Case 110. Mr. McKenzie[[18]] was a retired merchant of 42 years whose complaint was that he tired very easily, could not make his legs go where he wished, was unsteady and felt a numbness in his legs. These symptoms had been in progress for a few months only when the examination was made. This disclosed Argyll-Robertson pupils, absent knee-jerks and ankle-jerks, Romberg sign, unsteady gait, moderate ataxia and dysmetria. The W. R. was negative in the blood serum but positive in the spinal fluid with 0.2 cc., and there were 107 cells per cmm. With the symptoms and signs it was therefore easy to make the diagnosis of Tabetic Neurosyphilis (“tabes dorsalis”).
The patient was given five intraspinous injections of mercuric chloride in blood serum (mercurialized serum) according to the method of Byrnes. The dose was 0.001 gm. of mercury. Two weeks after the first injection the cell count was 58 cells per cmm., the Wassermann was positive only with 0.4 cc. After the fourth injection there were but 18 cells and the Wassermann reaction was negative even with 1½ cc. of spinal fluids. The symptoms had improved to such a degree that the patient had no complaint whatsoever and considered himself cured.
1. What are the unpleasant results of intraspinous therapy? Frequently there is an exacerbation of symptoms and pain may be quite severe after intraspinous injections. This, however, lasts only a short period, that is, as a rule less than 24 hours. There may be other symptoms of cord irritation as retention of urine or lack of sphincter control. A rise of temperature is not unusual.
Treatment may alter the W. R. to negative in blood and spinal fluid in TABES DORSALIS.
Case 111. Ivan Rokicki was a baker, 43 years of age, who came complaining of exceedingly severe attacks of abdominal pain with vomiting. He described these attacks as having occurred periodically for a number of years, lasting sometimes as long as a week, during which time Rokicki could not eat or get relief short of large doses of morphine.
Upon his arrival, Rokicki was seen in one of his attacks; he was curled up with excruciating pain, and the abdomen was rigid, though it was impossible to produce additional pain by external pressure. There was spasmodic vomiting, frequently followed by slight relief from the pain, which however shortly recurred and caused the patient to cry out in his suffering. The condition was controlled by opiates but lasted a full week. The leucocytes remained normal and there was no rise of temperature. The attack ceased spontaneously.

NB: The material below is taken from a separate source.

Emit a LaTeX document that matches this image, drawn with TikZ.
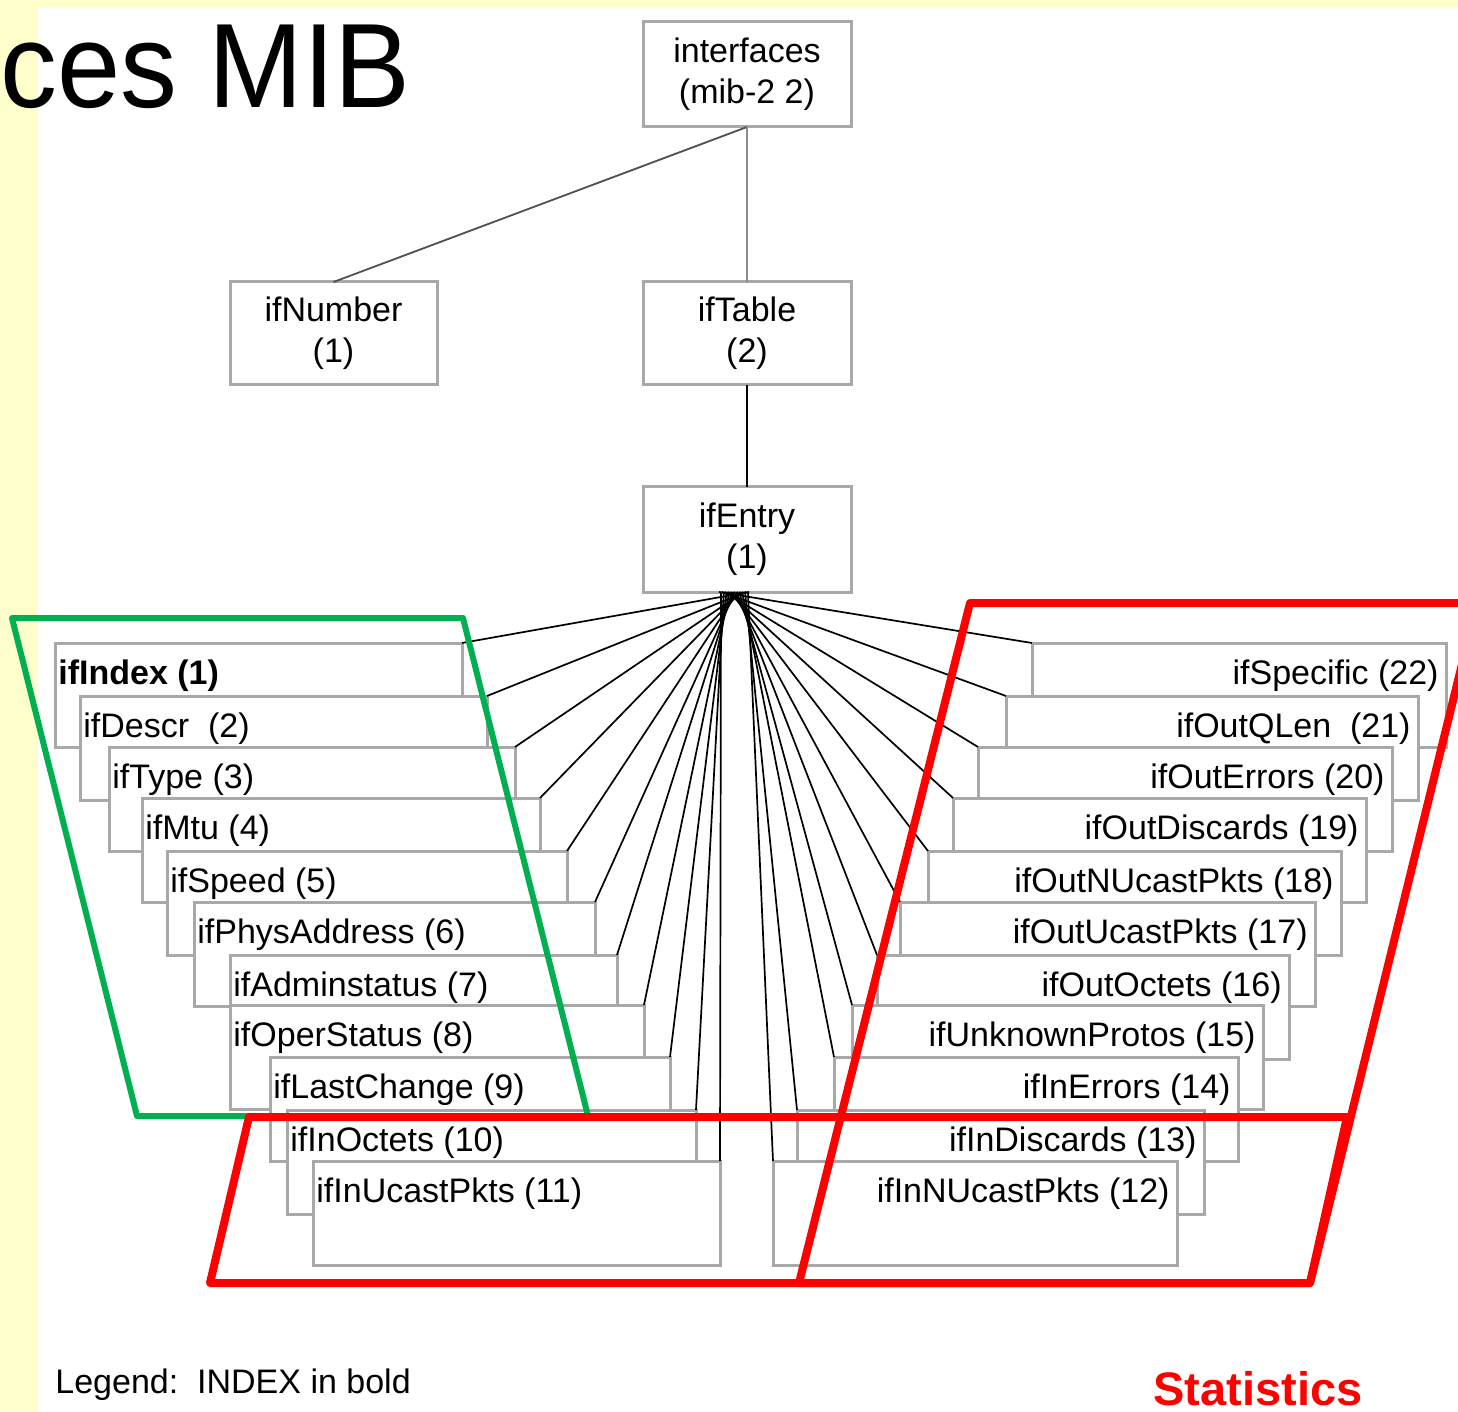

Save for the pain, Rokicki’s mental examination proved entirely negative. Physically, Rokicki was fairly well developed and nourished. His pupils were slightly irregular: the left markedly larger than the right; both pupils failed to react to light, and the left pupil also failed to react in accommodation. There were no other reflex disorders evident to systematic examination, nor was there sensory disturbance or speech defect. The heart seemed somewhat enlarged but there were no murmurs; blood pressure: systolic 150; diastolic 110.
The correct symptomatic diagnosis in Rokicki’s case proved to be gastric crises, and this diagnosis must perforce be the first to entertain in view of the chronicity, the periodicity, the non-relation to diet, and the spontaneous cessation of the seizures. The observation of Argyll-Robertson pupils was naturally held to substantiate the diagnosis of Tabes Dorsalis.
The possibility of abdominal inflammation could be shortly dismissed on account of the absence of tenderness (the rigidity in this case was not accompanied by tenderness), fever, and other characteristic signs. There was no diarrhoea, such as is found in lead colic, and there was no other sign of plumbism. Jaundice was absent and there was no special radiation of pain from the abdomen. One had to think of gastric ulcer and hyperchlorhydria, and possibly malaria or gastroenteritis.
The pupillary reactions pointed to a syphilitic condition despite the fact that the lack of reaction to accommodation (over and above the Argyll-Robertson phenomenon) in the right pupil is not entirely typical. Accordingly, although there was no areflexia, Romberg sign, or ataxia, resort was had to the W. R. This however proved negative, in blood and spinal fluid; nor was there any globulin or excess albumin; there were 5 cells to the cmm., in the spinal fluid.